In Dan Flavin: Series and Progressions, art historian Richard Shiff begins his essay with Donald Judd's 1969 statement, "I want a particular, definite object. I think Flavin wants, at least first or primarily, a particular phenomenon." He follows with Flavin's 1982 assertion, "Whatever I did should be recognizable as let's say, something no matter where." Shiff then goes on to describe his own reaction to "Untitled (to Donna) 6," featured here, when he originally saw it at Leo Castelli Gallery in 1971. "Somehow (this, at least, is my memory) the pink and yellow fluorescent light was sticking to the walls as if it were a substance applied as an infinitely thin layer—a sensation associated with the practice of painting. Yet the appearance of this surface, this substance dissolving into color, eliminated the difference between color as inherent—every material substance has its color—and color as applied. The color was bonding substance to substance, matter to matter.
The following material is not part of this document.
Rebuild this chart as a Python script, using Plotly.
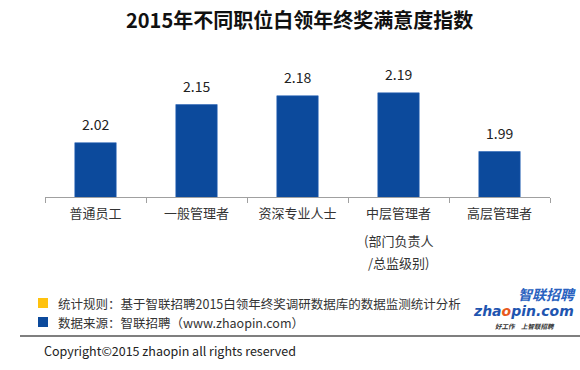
import plotly.graph_objects as go

categories = ["普通员工", "一般管理者", "资深专业人士", "中层管理者", "高层管理者"]
tick_labels = ["普通员工", "一般管理者", "资深专业人士", "中层管理者\n(部门负责人\n/总监级别)", "高层管理者"]
values = [2.02, 2.15, 2.18, 2.19, 1.99]

title = "2015年不同职位白领年终奖满意度指数"
note_rule = "统计规则：基于智联招聘2015白领年终奖调研数据库的数据监测统计分析"
note_src = "数据来源：智联招聘（www.zhaopin.com）"
copyright_txt = "Copyright©2015 zhaopin all rights reserved"

W, H = 580, 370
L, R, T, B = 45, 30, 60, 173
PW, PH = W - L - R, H - T - B

def X(px):
    return (px - L) / PW

def Y(py):
    return (H - B - py) / PH

CJK = "Noto Sans CJK SC"
BLUE = "#0C4A9C"
LBL = "#333"

fig = go.Figure()
fig.add_trace(go.Bar(
    x=categories, y=values, width=0.41,
    marker=dict(color=BLUE, line=dict(color="#2A64B8", width=0.6)),
    hoverinfo="x+y",
))

ann = []
for c, v in zip(categories, values):
    ann.append(dict(x=c, y=v, xref="x", yref="y", text=f"{v:.2f}", showarrow=False,
                    yanchor="bottom", yshift=7, font=dict(family=CJK, size=14, color="#222")))

# first line of each label as tick text; further lines as text below with wider spacing
first_lines = [t.split("\n")[0] for t in tick_labels]
for c, t in zip(categories, tick_labels):
    for i, line in enumerate(t.split("\n")[1:], start=1):
        ann.append(dict(x=c, y=Y(218 + 22 * i), xref="x", yref="paper", text=line, showarrow=False,
                        xanchor="center", yanchor="middle", borderpad=0,
                        font=dict(family=CJK, size=13, color=LBL)))

ann.append(dict(x=X(299), y=Y(20), xref="paper", yref="paper", text=f"<b>{title}</b>",
                showarrow=False, xanchor="center", yanchor="middle",
                font=dict(family=CJK, size=20, color="#111")))
ann.append(dict(x=X(56), y=Y(303), xref="paper", yref="paper", text=note_rule, showarrow=False,
                xanchor="left", yanchor="middle", font=dict(family=CJK, size=12.5, color="#333")))
ann.append(dict(x=X(56), y=Y(322), xref="paper", yref="paper", text=note_src, showarrow=False,
                xanchor="left", yanchor="middle", font=dict(family=CJK, size=12.5, color="#333")))
ann.append(dict(x=X(42), y=Y(350), xref="paper", yref="paper", text=copyright_txt, showarrow=False,
                xanchor="left", yanchor="middle", font=dict(family=CJK, size=12.5, color="#222")))
# logo
ann.append(dict(x=X(577), y=Y(294), xref="paper", yref="paper", text="<b><i>智联招聘</i></b>", showarrow=False,
                xanchor="right", yanchor="middle", borderpad=0,
                font=dict(family=CJK, size=14, color="#2A62C0")))
ann.append(dict(x=X(575), y=Y(311), xref="paper", yref="paper",
                text="<b><i>zha<span style='color:#E85A1E'>o</span>pin.com</i></b>", showarrow=False,
                xanchor="right", yanchor="middle", borderpad=0,
                font=dict(family="DejaVu Sans", size=14, color="#1F55B0")))
ann.append(dict(x=X(525), y=Y(326), xref="paper", yref="paper", text="<b><i>好工作　上智联招聘</i></b>", showarrow=False,
                xanchor="center", yanchor="middle", borderpad=0,
                font=dict(family=CJK, size=6.5, color="#333")))

shapes = [
    dict(type="rect", xref="paper", yref="paper", x0=X(38), x1=X(48), y0=Y(308), y1=Y(298),
         fillcolor="#FFC20E", line=dict(width=0)),
    dict(type="rect", xref="paper", yref="paper", x0=X(38), x1=X(48), y0=Y(327), y1=Y(317),
         fillcolor=BLUE, line=dict(width=0)),
    dict(type="line", xref="paper", yref="paper", x0=X(20), x1=X(580), y0=Y(336), y1=Y(336),
         line=dict(color="#555", width=1.5)),
]

fig.update_layout(
    width=W, height=H, margin=dict(l=L, r=R, t=T, b=B),
    paper_bgcolor="white", plot_bgcolor="white",
    showlegend=False, annotations=ann, shapes=shapes,
    xaxis=dict(tickmode="array", tickvals=categories, ticktext=first_lines,
               showline=True, linecolor="#A0A0A0", linewidth=1,
               ticks="outside", tickson="boundaries", ticklen=5, tickcolor="#A0A0A0",
               tickfont=dict(family=CJK, size=13, color=LBL), ticklabelstandoff=4,
               showgrid=False, zeroline=False, fixedrange=True),
    yaxis=dict(range=[1.835, 2.302], visible=False, showgrid=False, zeroline=False, fixedrange=True),
)

fig.write_html("out.html", config={"displayModeBar": False},
               post_script="document.body.style.margin='0';")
Flavin's construction had rendered visual light tactile by contact, one substance (light) adhering to another (wall). 'Untitled (to Donna) 6' integrated two sensory realms of experience, obviating any desire on my part to set the fluorescent hardware, the cast light and the architectural shell into a hierarchy of causes and effects, actions and targets, the transitive and the intransitive."